• **Required work**
Using the records that follow, reproduce exactly the lines starting at the line containing "Generate a web" and ending at the line containing "const row1 = 461, row2 = 501, legendLeft = 34". Include both end lines and no pictures.

• **Dataset records**

-*-

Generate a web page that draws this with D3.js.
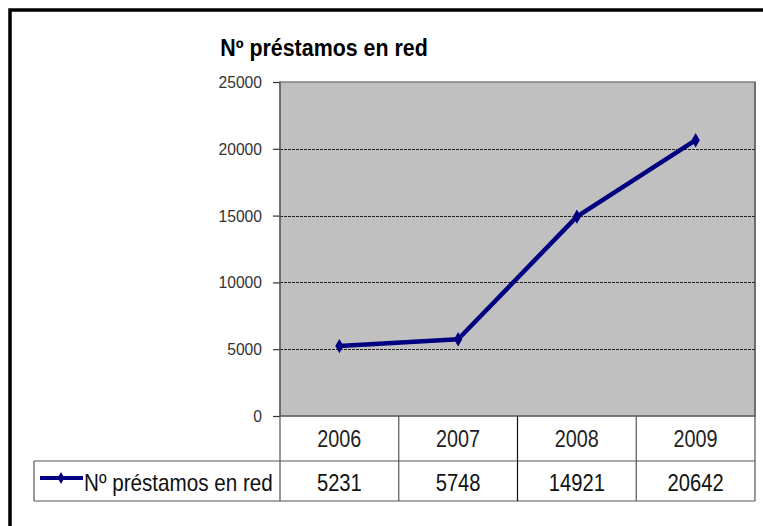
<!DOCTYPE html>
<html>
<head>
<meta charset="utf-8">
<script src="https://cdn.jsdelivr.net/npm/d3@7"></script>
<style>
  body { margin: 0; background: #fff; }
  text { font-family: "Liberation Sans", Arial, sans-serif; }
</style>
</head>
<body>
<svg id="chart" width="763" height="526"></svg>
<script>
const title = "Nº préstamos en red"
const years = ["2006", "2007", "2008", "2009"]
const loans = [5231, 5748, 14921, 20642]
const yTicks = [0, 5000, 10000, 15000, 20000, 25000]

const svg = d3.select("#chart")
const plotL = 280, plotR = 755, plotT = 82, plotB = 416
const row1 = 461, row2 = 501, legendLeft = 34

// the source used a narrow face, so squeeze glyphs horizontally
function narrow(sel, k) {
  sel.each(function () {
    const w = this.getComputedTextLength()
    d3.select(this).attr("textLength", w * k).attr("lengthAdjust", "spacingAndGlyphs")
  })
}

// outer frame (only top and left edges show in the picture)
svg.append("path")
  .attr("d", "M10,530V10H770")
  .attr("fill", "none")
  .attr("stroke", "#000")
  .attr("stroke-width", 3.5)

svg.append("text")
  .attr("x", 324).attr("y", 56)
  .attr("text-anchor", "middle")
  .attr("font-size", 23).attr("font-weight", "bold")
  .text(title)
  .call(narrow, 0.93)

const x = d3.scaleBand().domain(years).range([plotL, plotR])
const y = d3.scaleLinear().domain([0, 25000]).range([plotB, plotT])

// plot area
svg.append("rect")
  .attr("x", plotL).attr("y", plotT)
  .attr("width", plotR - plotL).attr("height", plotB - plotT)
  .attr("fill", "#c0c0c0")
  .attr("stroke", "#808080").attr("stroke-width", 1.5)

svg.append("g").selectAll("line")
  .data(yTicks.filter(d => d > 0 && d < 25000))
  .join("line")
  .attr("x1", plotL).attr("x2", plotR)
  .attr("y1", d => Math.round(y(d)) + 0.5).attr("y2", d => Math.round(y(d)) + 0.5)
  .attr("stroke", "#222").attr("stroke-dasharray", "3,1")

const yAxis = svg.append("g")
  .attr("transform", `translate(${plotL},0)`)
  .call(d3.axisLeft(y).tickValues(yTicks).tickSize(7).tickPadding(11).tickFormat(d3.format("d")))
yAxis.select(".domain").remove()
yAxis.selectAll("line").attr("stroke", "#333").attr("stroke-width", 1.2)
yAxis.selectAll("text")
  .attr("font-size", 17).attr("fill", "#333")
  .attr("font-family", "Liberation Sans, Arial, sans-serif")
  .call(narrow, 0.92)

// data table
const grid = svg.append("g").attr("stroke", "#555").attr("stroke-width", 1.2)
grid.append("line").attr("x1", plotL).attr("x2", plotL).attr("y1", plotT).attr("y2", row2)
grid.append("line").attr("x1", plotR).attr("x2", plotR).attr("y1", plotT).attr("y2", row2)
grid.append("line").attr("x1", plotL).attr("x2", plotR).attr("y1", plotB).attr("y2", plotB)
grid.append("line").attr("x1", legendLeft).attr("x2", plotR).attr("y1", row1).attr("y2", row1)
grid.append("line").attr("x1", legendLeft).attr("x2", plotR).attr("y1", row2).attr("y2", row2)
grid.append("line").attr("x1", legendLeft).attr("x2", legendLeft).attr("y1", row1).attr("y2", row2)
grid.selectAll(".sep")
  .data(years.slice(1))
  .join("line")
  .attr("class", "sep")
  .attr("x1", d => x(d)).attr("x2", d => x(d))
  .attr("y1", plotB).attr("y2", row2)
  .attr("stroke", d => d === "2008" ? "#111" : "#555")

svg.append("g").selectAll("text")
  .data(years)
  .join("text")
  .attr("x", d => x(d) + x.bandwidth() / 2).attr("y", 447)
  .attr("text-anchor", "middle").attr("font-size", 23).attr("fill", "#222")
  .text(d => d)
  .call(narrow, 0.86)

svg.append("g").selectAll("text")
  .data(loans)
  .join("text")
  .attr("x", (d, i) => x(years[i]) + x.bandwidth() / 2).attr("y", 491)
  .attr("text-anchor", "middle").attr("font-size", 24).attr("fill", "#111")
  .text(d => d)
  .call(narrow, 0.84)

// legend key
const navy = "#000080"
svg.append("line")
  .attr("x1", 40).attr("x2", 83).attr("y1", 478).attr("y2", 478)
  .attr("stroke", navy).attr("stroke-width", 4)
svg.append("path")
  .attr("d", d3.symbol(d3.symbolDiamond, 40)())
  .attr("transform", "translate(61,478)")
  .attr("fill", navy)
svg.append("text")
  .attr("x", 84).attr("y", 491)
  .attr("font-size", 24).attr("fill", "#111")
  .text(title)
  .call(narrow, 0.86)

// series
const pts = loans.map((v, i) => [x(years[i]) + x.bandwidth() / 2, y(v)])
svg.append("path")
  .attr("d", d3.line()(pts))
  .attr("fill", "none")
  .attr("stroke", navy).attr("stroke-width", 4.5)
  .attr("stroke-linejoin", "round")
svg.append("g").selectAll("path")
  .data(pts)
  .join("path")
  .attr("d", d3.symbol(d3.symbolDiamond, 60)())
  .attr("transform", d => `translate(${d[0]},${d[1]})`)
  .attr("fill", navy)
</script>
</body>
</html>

-*-

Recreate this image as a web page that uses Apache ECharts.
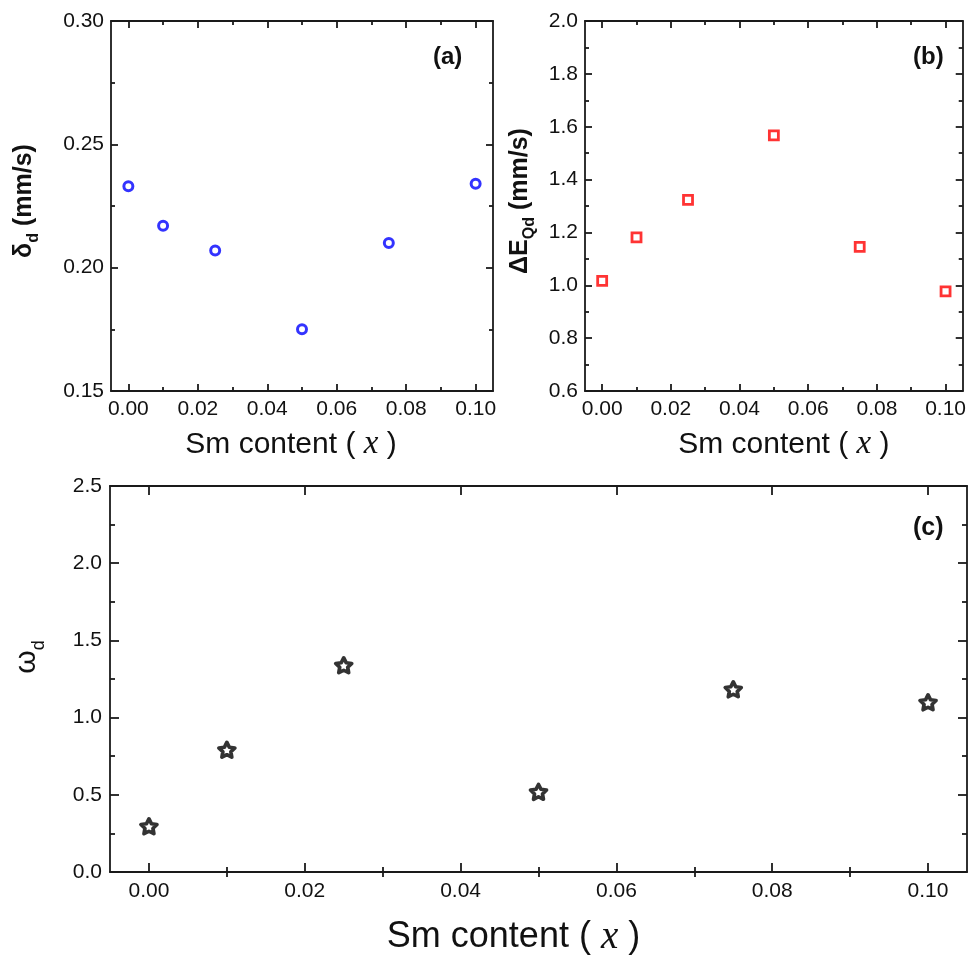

-*-

• **Solution to the exercise**
Generate a web page that draws this with D3.js.
<!DOCTYPE html>
<html>
<head>
<meta charset="utf-8">
<script src="https://cdn.jsdelivr.net/npm/d3@7"></script>
<style>
  body { margin: 0; background: #fff; }
  text { font-family: "Liberation Sans", Arial, sans-serif; }
</style>
</head>
<body>
<svg id="chart" width="763" height="526"></svg>
<script>
const title = "Nº préstamos en red"
const years = ["2006", "2007", "2008", "2009"]
const loans = [5231, 5748, 14921, 20642]
const yTicks = [0, 5000, 10000, 15000, 20000, 25000]

const svg = d3.select("#chart")
const plotL = 280, plotR = 755, plotT = 82, plotB = 416
const row1 = 461, row2 = 501, legendLeft = 34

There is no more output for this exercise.